As well as the satisfaction of helping steer diskant in the best direction, one lucky random person will win A PRIZE consisting of the following.

– Some half decent CDs that have been reviewed on diskant or have been sitting here so long the band released something newer. Will likely include some things by FatCat, Resonant and Fortuna Pop!
– A Japanese origami paper covered notebook, handmade by me
– An Asking For Trouble box set, if you don’t already have one
A tin of German soup containing chicken, mango, pineapple and banana (no, really!)*
– A highly sought after diskant badge
– A corporate branded pen from my work
– A plastic stress monkey with googly eyes
– A plastic light-up pen with a dog on top
– A plastic San-X WanRoom table in the shape of a dog (from JAPAN!)
– Whatever else comes to hand in diskant HQ

How can you resist? Here is a picture of some of it. I haven’t gone through the CDs yet.

So, what are you waiting for?

THE SURVEY IS HERE

*In the event of our winner not residing in the UK I am not even going to try posting the soup. If this happens I promise to eat it myself and report back.

Trail of Dead, Oran Mor, Glasgow

Posted: February 18th, 2007, by Marceline Smith

It really has been a while.
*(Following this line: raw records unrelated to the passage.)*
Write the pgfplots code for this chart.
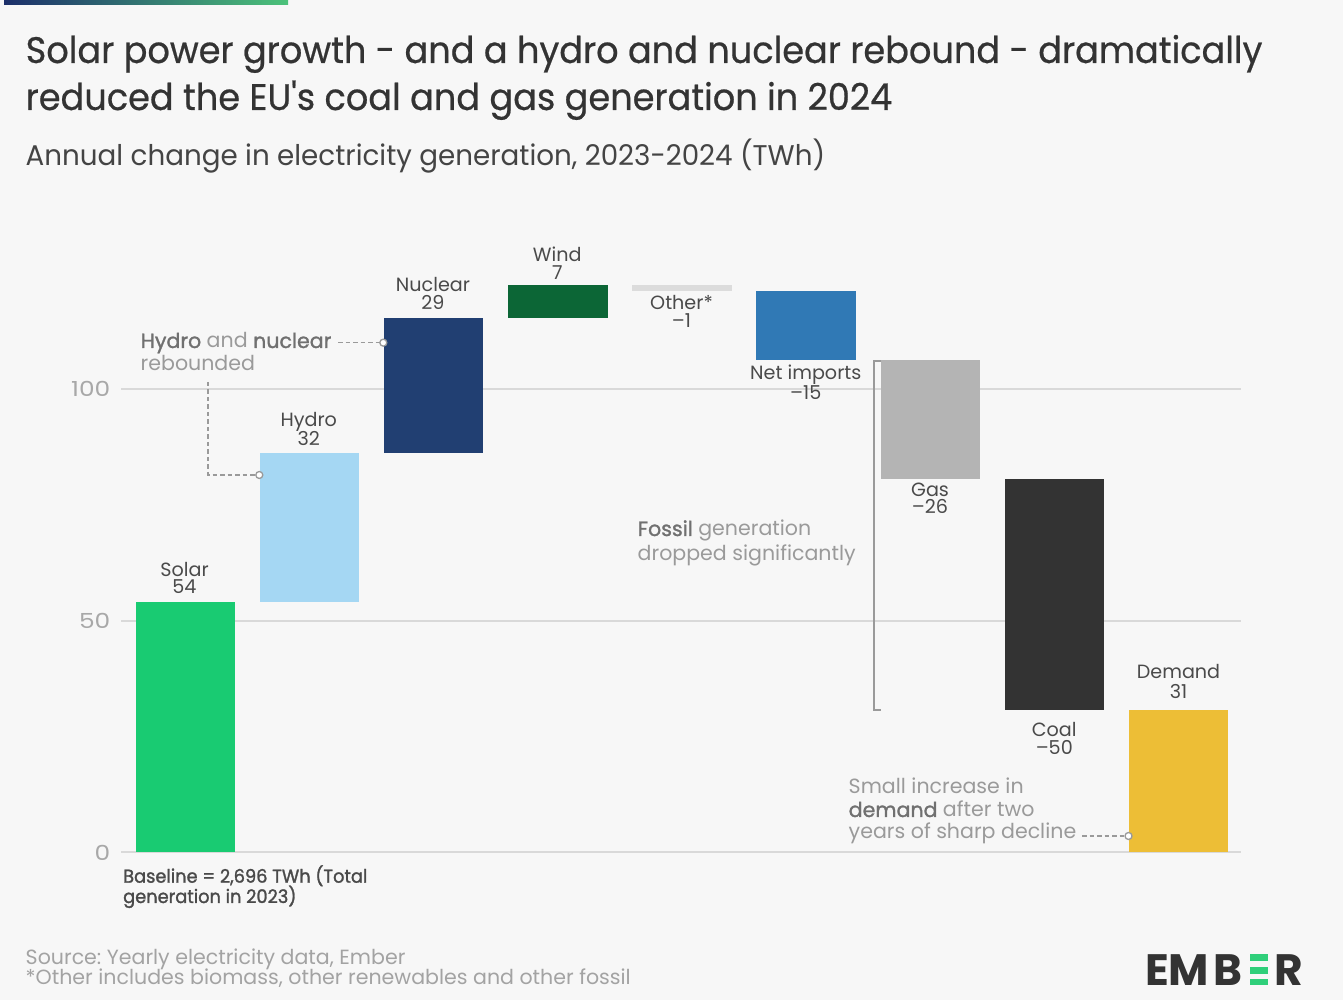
\documentclass[border=0pt]{standalone}
\usepackage{fontspec}
\setmainfont{Poppins}
\newfontfamily\titlefont[FakeBold=0.6,FakeStretch=0.952]{Poppins}
\newfontfamily\subfont[FakeStretch=0.975]{Poppins}
\newfontfamily\tickfont[FakeStretch=1.2]{Poppins}
\newfontfamily\semib[FakeBold=1.4]{Poppins}
\newfontfamily\semibn[FakeBold=1.4,FakeStretch=0.955]{Poppins}
\usepackage{pgfplots}
\pgfplotsset{compat=1.18}
\frenchspacing

\definecolor{bg}{HTML}{F7F7F7}
\definecolor{solarc}{HTML}{19CB72}
\definecolor{hydroc}{HTML}{A5D7F3}
\definecolor{nuclearc}{HTML}{213F72}
\definecolor{windc}{HTML}{0C6636}
\definecolor{otherc}{HTML}{DCDCDC}
\definecolor{netc}{HTML}{3079B5}
\definecolor{gasc}{HTML}{B4B4B4}
\definecolor{coalc}{HTML}{333333}
\definecolor{demandc}{HTML}{EDBE36}
\definecolor{gridc}{HTML}{D9D9D9}
\definecolor{tickc}{HTML}{A8A8A8}
\definecolor{labc}{HTML}{4A4A4A}
\definecolor{annc}{HTML}{9A9A9A}
\definecolor{annb}{HTML}{707070}
\definecolor{titc}{HTML}{333333}
\definecolor{subc}{HTML}{444444}
\definecolor{srcc}{HTML}{A3A3A3}
\definecolor{emb}{HTML}{333333}
\definecolor{embg}{HTML}{2FCF7A}
\definecolor{barL}{HTML}{1C2F6A}
\definecolor{barR}{HTML}{4CC27A}

\begin{document}
\begin{tikzpicture}
\fill[bg] (0,0) rectangle (134.3mm,100mm);
\begin{axis}[
  at={(12.1mm,14.75mm)}, anchor=south west,
  scale only axis, width=112.0mm, height=60.22mm,
  xmin=-0.519, xmax=8.503, ymin=0, ymax=130,
  ybar stacked, bar width=0.8,
  axis line style={draw=none}, major tick length=0pt,
  xtick=\empty, ytick={0,50,100},
  ymajorgrids, grid style={draw=gridc, line width=0.2mm},
  /pgf/number format/assume math mode=true,
  yticklabel style={font=\tickfont\fontsize{5.9}{6}\selectfont, text=tickc, inner sep=0pt, xshift=-1mm},
  clip=false,
]
% invisible base of each floating bar
\addplot[draw=none, fill=none] coordinates {(0,0) (1,54.1) (2,86.3) (3,115.4) (4,121.3) (5,106.3) (6,80.7) (7,30.7) (8,0)};
\addplot[draw=none, fill=solarc]   coordinates {(0,54.1) (1,0) (2,0) (3,0) (4,0) (5,0) (6,0) (7,0) (8,0)};
\addplot[draw=none, fill=hydroc]   coordinates {(0,0) (1,32.2) (2,0) (3,0) (4,0) (5,0) (6,0) (7,0) (8,0)};
\addplot[draw=none, fill=nuclearc] coordinates {(0,0) (1,0) (2,29.1) (3,0) (4,0) (5,0) (6,0) (7,0) (8,0)};
\addplot[draw=none, fill=windc]    coordinates {(0,0) (1,0) (2,0) (3,7.0) (4,0) (5,0) (6,0) (7,0) (8,0)};
\addplot[draw=none, fill=otherc]   coordinates {(0,0) (1,0) (2,0) (3,0) (4,1.1) (5,0) (6,0) (7,0) (8,0)};
\addplot[draw=none, fill=netc]     coordinates {(0,0) (1,0) (2,0) (3,0) (4,0) (5,15.0) (6,0) (7,0) (8,0)};
\addplot[draw=none, fill=gasc]     coordinates {(0,0) (1,0) (2,0) (3,0) (4,0) (5,0) (6,25.6) (7,0) (8,0)};
\addplot[draw=none, fill=coalc]    coordinates {(0,0) (1,0) (2,0) (3,0) (4,0) (5,0) (6,0) (7,50.0) (8,0)};
\addplot[draw=none, fill=demandc]  coordinates {(0,0) (1,0) (2,0) (3,0) (4,0) (5,0) (6,0) (7,0) (8,30.7)};
\end{axis}

\begin{scope}[x=0.1mm,y=-0.1mm,yshift=100mm]
% top accent bar
\shade[left color=barL, right color=barR] (4,0) rectangle (288,5);
% titles
\node[anchor=base west, inner sep=0, text=titc, font=\titlefont\fontsize{10.5}{12}\selectfont] at (25,63) {Solar power growth - and a hydro and nuclear rebound - dramatically};
\node[anchor=base west, inner sep=0, text=titc, font=\titlefont\fontsize{10.5}{12}\selectfont] at (25,110) {reduced the EU's coal and gas generation in 2024};
\node[anchor=base west, inner sep=0, text=subc, font=\subfont\fontsize{8.1}{10}\selectfont] at (25,166) {Annual change in electricity generation, 2023-2024 (TWh)};

% bar labels
\tikzset{bl/.style={anchor=base, inner sep=0, text=labc, font=\fontsize{5.45}{6}\selectfont}}
\node[bl] at (184.5,577) {Solar};   \node[bl] at (184.5,594) {54};
\node[bl] at (308.75,427) {Hydro};  \node[bl] at (308.75,446) {32};
\node[bl] at (433,292) {Nuclear};   \node[bl] at (433,310) {29};
\node[bl] at (557.25,262) {Wind};   \node[bl] at (557.25,280) {7};
\node[bl] at (681.5,310) {Other*};  \node[bl] at (681.5,328) {–1};
\node[bl] at (805.75,380) {Net imports}; \node[bl] at (805.75,400) {–15};
\node[bl] at (930,497) {Gas};       \node[bl] at (930,514) {–26};
\node[bl] at (1054.25,737) {Coal};  \node[bl] at (1054.25,755) {–50};
\node[bl] at (1178.5,679) {Demand}; \node[bl] at (1178.5,699) {31};

% annotations
\tikzset{an/.style={anchor=base west, inner sep=0, text=annc, font=\fontsize{5.85}{7}\selectfont},
         dl/.style={draw=annc, line width=0.13mm, dash pattern=on 0.45mm off 0.3mm},
         dot/.style={draw=annc, fill=white, line width=0.13mm}}
\node[an] at (140,348) {\textcolor{annb}{\semib Hydro} and \textcolor{annb}{\semib nuclear}};
\node[an] at (140,371) {rebounded};
\draw[dl] (338,342.7) -- (380,342.7);
\draw[dot] (383.3,342.7) circle[radius=3.5];
\draw[dl] (208,382) -- (208,475) -- (256,475);
\draw[dot] (259.3,475) circle[radius=3.5];

\node[an] at (637,536) {\textcolor{annb}{\semib Fossil} generation};
\node[an] at (637,561) {dropped significantly};
\draw[draw=annc, line width=0.13mm] (881,361) -- (874,361) -- (874,710) -- (881,710);

\node[an] at (848,794) {Small increase in};
\node[an] at (848,817) {\textcolor{annb}{\semib demand} after two};
\node[an] at (848,839) {years of sharp decline};
\draw[dl] (1082,836) -- (1125,836);
\draw[dot] (1128.5,836) circle[radius=3.5];

% baseline note
\node[anchor=base west, inner sep=0, text=labc, font=\semibn\fontsize{5.3}{6}\selectfont] at (122.5,882.7) {Baseline = 2,696 TWh (Total};
\node[anchor=base west, inner sep=0, text=labc, font=\semibn\fontsize{5.3}{6}\selectfont] at (122.5,903) {generation in 2023)};

% source
\node[anchor=base west, inner sep=0, text=srcc, font=\fontsize{5.85}{6}\selectfont] at (25,964) {Source: Yearly electricity data, Ember};
\node[anchor=base west, inner sep=0, text=srcc, font=\fontsize{5.85}{6}\selectfont] at (25,984) {*Other includes biomass, other renewables and other fossil};

% logo
\tikzset{lg/.style={anchor=base west, inner sep=0, text=emb, font=\bfseries\fontsize{12.5}{13}\selectfont}}
\node[lg] at (1145,985) {E};
\node[lg] at (1168,985) {M};
\node[lg] at (1213,985) {B};
\fill[embg] (1250,954) rectangle (1268,961);
\fill[embg] (1250,967) rectangle (1268,974);
\fill[embg] (1250,979) rectangle (1268,985);
\node[lg] at (1274,985) {R};
\end{scope}
\end{tikzpicture}
\end{document}
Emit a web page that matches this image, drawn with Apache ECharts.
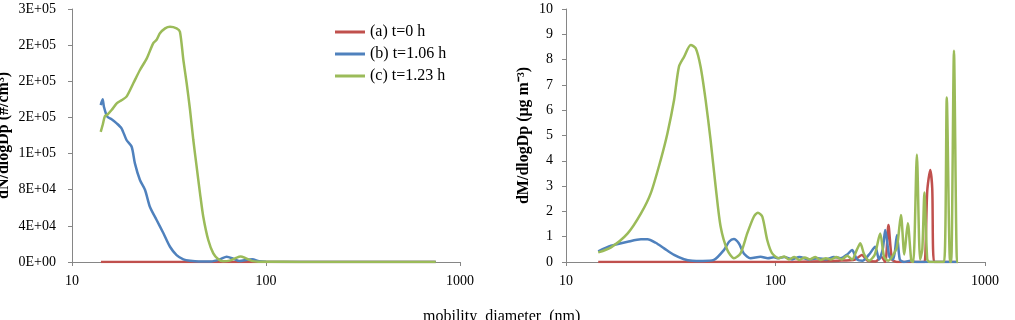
<!DOCTYPE html>
<html>
<head>
<meta charset="utf-8">
<script src="https://cdn.jsdelivr.net/npm/echarts@6/dist/echarts.min.js"></script>
<style>
html,body{margin:0;padding:0;background:#fff;}
#sizeChart{width:1015px;height:320px;}
</style>
</head>
<body>
<div id="sizeChart"></div>
<script>
/**************************************数据********************************************/
var seriesNames = ['(a) t=0 h', '(b) t=1.06 h', '(c) t=1.23 h'];
var lineColors = ['#C0504D', '#4F81BD', '#9BBB59'];
var diameterTicks = [10, 100, 1000];
var numberTicks = [0, 40000, 80000, 120000, 160000, 200000, 240000, 280000];
var massTicks = [0, 1, 2, 3, 4, 5, 6, 7, 8, 9, 10];

//数浓度 [粒径nm, dN/dlogDp]
var numberA = [[14.1,0],[20,0],[30,0],[50,0],[80,0],[120,0],[200,0],[350,0],[500,0],[750,0]];
var numberB = [[14.06,173700],[14.39,180000],[14.6,172000],[15.2,160800],[16.0,158000],[17.0,153500],[18.0,148000],[19.1,135000],[20.3,127600],[21.1,109200],[22.4,90700],[23.8,79700],[25.2,61200],[27.3,46500],[29.6,31800],[32.0,16900],[34.6,7700],[37.5,3000],[40.6,1400],[45,500],[52,600],[58,3000],[62.7,5900],[68,3500],[73,1000],[80,2500],[85,3000],[92,800],[100,200],[150,100],[300,50],[750,0]];
var numberC = [[14.06,144000],[14.4,152000],[14.79,161600],[15.2,163000],[16.0,168200],[17.0,175600],[18.0,179000],[19.1,183000],[20.7,197800],[22.4,212500],[24.3,225400],[26.2,242000],[27.3,246000],[28.4,253100],[30.2,258600],[32.0,260400],[34.6,258600],[36.0,254900],[37.5,223600],[39.0,197800],[40.6,168200],[42.2,135000],[43.9,105500],[45.7,76000],[47.5,50100],[50.4,24300],[53.5,9600],[56.8,3000],[60,800],[65,1500],[70,4500],[74,6000],[78,4500],[85,1000],[93,300],[100,200],[150,100],[200,50],[300,30],[500,20],[750,0]];

//质量浓度 [粒径nm, dM/dlogDp]
var massA = [[14.25,0],[50,0],[100,0],[150,0.02],[200,0.05],[240,0.1],[258,0.28],[275,0.05],[300,0.02],[320,0.2],[334,0],[346,1.46],[360,0.1],[380,0],[500,0],[515,0],[530,2.8],[548,3.64],[560,2.9],[572,0],[743,0]];
var massB = [[14.25,0.42],[16.4,0.64],[19.7,0.80],[22.8,0.90],[24.5,0.90],[26.8,0.76],[29.4,0.54],[32.8,0.28],[36.6,0.11],[40,0.05],[45,0.04],[50.8,0.08],[56.7,0.47],[60,0.80],[63.3,0.91],[66.8,0.74],[70.6,0.34],[76,0.15],[84.9,0.21],[92,0.15],[98.2,0.19],[103,0.15],[110,0.2],[120,0.1],[130,0.2],[145,0.1],[160,0.15],[175,0.1],[190,0.2],[205,0.15],[220,0.3],[232,0.47],[245,0.1],[260,0.05],[280,0.3],[299,0.6],[312,0.1],[325,0.5],[334,1.26],[350,0.2],[365,0.1],[380,1.07],[392,0.1],[410,0],[440,0.05],[470,0],[520,0],[600,0],[743,0]];
var massC = [[14.25,0.38],[16.4,0.58],[19.7,1.13],[22.8,1.92],[25.4,2.72],[28.3,4.03],[30.5,5.09],[32.8,6.40],[34.6,7.72],[36.6,8.11],[39.4,8.58],[41.6,8.45],[43.9,7.72],[46.4,6.40],[49.0,4.82],[51.8,2.98],[54.7,1.40],[58.9,0.47],[63.3,0.15],[68.1,0.34],[73.3,1.13],[78.8,1.79],[82.4,1.95],[86.5,1.79],[91.3,0.87],[96.4,0.34],[103.8,0.15],[110,0.22],[116,0.1],[123,0.2],[130,0.08],[138,0.18],[146,0.1],[155,0.2],[164,0.08],[174,0.15],[184,0.1],[195,0.2],[207,0.1],[220,0.25],[232,0.1],[245,0.5],[254,0.74],[265,0.3],[280,0.05],[298,0.3],[316,1.13],[330,0.2],[345,0.05],[360,0.2],[380,0.6],[397,1.86],[412,0.3],[428,1.53],[445,0.05],[455,0],[473,4.25],[490,0.1],[502,0.5],[514,2.75],[530,0.1],[545,0],[600,0],[638,0],[657,6.5],[681,0],[690,0],[711,8.35],[735,0],[743,0]];
/**************************************数据********************************************/

var fontName = 'Liberation Serif';
var axisGray = '#868686';

//Excel 风格的科学计数 0E+00
function sciLabel(v){
	var s = Number(v).toExponential(0).split('e');
	var exp = parseInt(s[1], 10);
	var sign = exp < 0 ? '-' : '+';
	var e = Math.abs(exp);
	return s[0] + 'E' + sign + (e < 10 ? '0' + e : e);
}

function xAxisOption(gridIndex){
	return {
		type: 'log',
		logBase: 10,
		gridIndex: gridIndex,
		min: diameterTicks[0],
		max: diameterTicks[diameterTicks.length - 1],
		axisLine: {lineStyle: {color: axisGray, width: 1}},
		axisTick: {show: true, length: 4, lineStyle: {color: axisGray}},
		axisLabel: {color: '#000', fontFamily: fontName, fontSize: 14, margin: 12, formatter: function(v){ return String(Math.round(v)); }},
		splitLine: {show: false},
		minorTick: {show: false}
	};
}

function yAxisOption(gridIndex, ticks, name, gap, margin, formatter){
	return {
		type: 'value',
		gridIndex: gridIndex,
		min: ticks[0],
		max: ticks[ticks.length - 1],
		interval: ticks[1] - ticks[0],
		name: name,
		nameLocation: 'middle',
		nameGap: gap,
		nameTextStyle: {color: '#000', fontFamily: fontName, fontSize: 16, fontWeight: 'bold'},
		axisLine: {show: true, lineStyle: {color: axisGray, width: 1}},
		axisTick: {show: true, length: 4, lineStyle: {color: axisGray}},
		axisLabel: {color: '#000', fontFamily: fontName, fontSize: 14, margin: margin, formatter: formatter},
		splitLine: {show: false}
	};
}

function lineSeries(k, data, axisIndex){
	return {
		name: seriesNames[k],
		type: 'line',
		xAxisIndex: axisIndex,
		yAxisIndex: axisIndex,
		data: data,
		showSymbol: false,
		symbol: 'none',
		smooth: 0.25,
		lineStyle: {width: 2.5, color: lineColors[k]},
		itemStyle: {color: lineColors[k]},
		z: 2 + k
	};
}

var sizeChart = echarts.init(document.getElementById('sizeChart'));
var option = {
	animation: false,
	backgroundColor: '#fff',
	grid: [
		{left: 72, top: 9, width: 388, bottom: 58, outerBoundsMode: 'none'},
		{left: 566, top: 9, width: 419, bottom: 58, outerBoundsMode: 'none'}
	],
	legend: {
		data: seriesNames,
		orient: 'vertical',
		left: 330,
		top: 19,
		icon: 'rect',
		itemWidth: 30,
		itemHeight: 3,
		itemGap: 6,
		selectedMode: false,
		textStyle: {color: '#000', fontFamily: fontName, fontSize: 16}
	},
	xAxis: [xAxisOption(0), xAxisOption(1)],
	yAxis: [
		yAxisOption(0, numberTicks, 'dN/dlogDp (#/cm³)', 60, 16, sciLabel),
		yAxisOption(1, massTicks, 'dM/dlogDp (μg m⁻³)', 34, 13, null)
	],
	graphic: [{
		type: 'text',
		left: 423,
		top: 309,
		style: {text: 'mobility  diameter  (nm)', fill: '#000', font: '16px "Liberation Serif"'}
	}],
	series: [
		lineSeries(0, numberA, 0),
		lineSeries(1, numberB, 0),
		lineSeries(2, numberC, 0),
		lineSeries(0, massA, 1),
		lineSeries(1, massB, 1),
		lineSeries(2, massC, 1)
	]
};
sizeChart.setOption(option);
</script>
</body>
</html>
I last saw Trail of Dead live maybe two years ago (maybe three!) and this was a bit of a come down for both of us. They had been downgraded from the QM to the much much smaller Oran Mor and I was reduced to standing on a chair at the back of the venue rather than stageside. They are so much more suited to smaller venues though that it was more of a treat then anything. But first there was Forget Cassettes, the other band of one of the new TOD guys (I keep getting them mixed up…) who had so many technical difficulties that they only got to play about 4 songs. With retro grumbly keyboards, strong female vocals and swathes of guitar noise they were a bit like a noise goth PJ Harvey, the singer similarly striking. I was not in good shape though so they mostly gave me a sore head. Later I managed to totally bash my head in and have a nice bump to show for it. In the olden days this would have been due to excessive fun, these days it is because of tiredness and not looking where I’m going. Sigh.

So, Trail of Dead. The first two songs were utterly atrocious, so much so that I actually almost left. Relative Ways has never been in my top 100 TOD songs and I don’t think Conrad has ever managed to hit those high notes so it was all quite painful. Surprisingly, it was another song I never liked, The Best from Worlds Apart, that turned things around and had them back at what they do best – riot action prog rock. A few Jason songs with him careering around the place like the mentalist he is ( in the audience, up the speaker stacks) got everything properly started and from then on it was all good, if a bit ragged round the edges. Never having been the biggest followers of professionalism or, well, being in tune, they just pulled out all the old stuff and had fun with it, the new guys helping free up Conrad and Jason for more audience interation. Totally Natural, Richter Scale Madness and, of course, A Perfect Teenhood all got the extended fervoured spoken word extended middle treatment and were triple the fun. It all felt like a celebration, like those early days of mayhem and over-excitement. I felt quite nostalgic really. They may have never fulfilled their potential or made their millions but they still know how to work a crowd and how to entertain and how to make me laugh and that’s good enough for me.